Not sure if it is also on their website.


----------



## RunToEarth (14 August 2006)

I found myself punching extra holes on his full size bridles, now Im not paying money to punch holes in new tack, so I bought cob size, and he has bags of room in it


----------



## chestnut cob (14 August 2006)

Could you borrow a cob bridle to try on him?

My Sec D has cob size in bridles but it's almost too big for him, if that helps.....


----------



## JAK (15 August 2006)

It shouldn't do but it totally depends on the manufacturer, e.g. CB wears a 'cob' Stubben bridle, which is on the top hole pretty much everywhere but I doubt Fat Orange One's 'cob' Sabre bridle would even do up on him, as it seems _much_ smaller all round!


----------



## maddielove (15 August 2006)

i've just ordered a cob sized bridle, i'm not sure of the size of my present bridle but i bought a differenct noseband last year and it was full size..and too big.
i have a full size headcoller which is a bit roomy..but cob is too small..but i think brands play a part in sizes-and it's a bit of hassle!


----------



## Gingernags (15 August 2006)

Its my pet hate - I'd love to know where they got the measurements from...

My horse is a 15hh 3/4 TB.  She is a cob size in a headcollar.  All fine and dandy.  As she's between a pony and horse, cob seems to be the logical choice.

BUT cob size bridles - cheek pieces are fine, noseband on the tight side, headpeice and browband way too small.  So I buy full size, cheek pieces on top holes, head piece and browbands spot on, noseband a bit big!

I know its not going to happen, but I'd love to see them rethink the sizes, and do a small horse or TB size and say a warmblood etc just to give a bit more tailoring!  Buying seperates works out much more expensive.


----------



## LEC (15 August 2006)

I think its crazy should be maybe 5 sizes of bridle and done on length not whim of the maufacturer. It makes it very confusing for me. I think I will try Cob size and see how I get on.


----------



## lisan (15 August 2006)

Definitely depends on manufacturer, my Stubben is Cob, Whitaker is Full and everyday cheapie is a Cob size.


----------



## Liz_Clark (15 August 2006)

Too right!

My WB mare has a huge variety of bridle bits - some cob, some full some WB.  Even headcollars are a problem to fit nicely.

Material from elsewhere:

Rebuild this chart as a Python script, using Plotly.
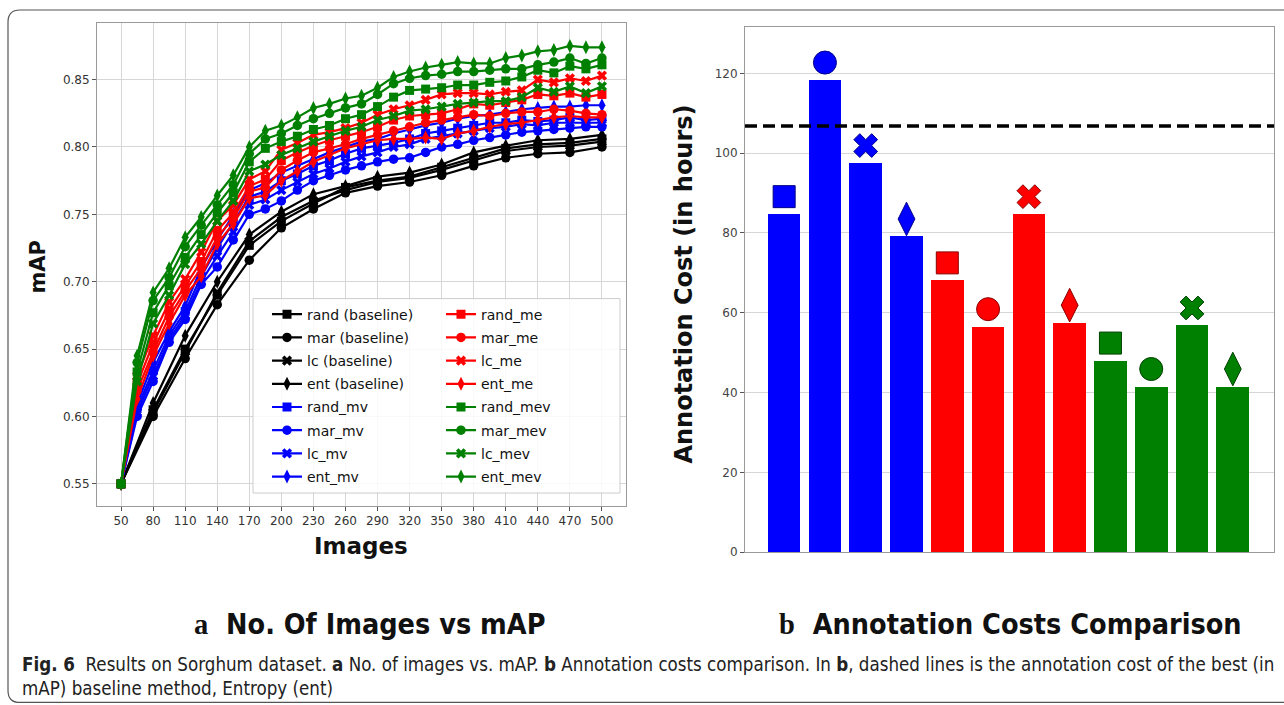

When I'm, rich I'll have a hunting bridle custom made.....


----------



## lillie (15 August 2006)

when i brought my bridle brand new i think it was Sabre the saddler measured his old bridle &amp; ordered the different sized pieces, it cost £65-£70 with a hunter noseband &amp; dressage reins


----------



## lise (8 September 2006)

Try www.plasequestrian.co.uk. They do made to measure .


----------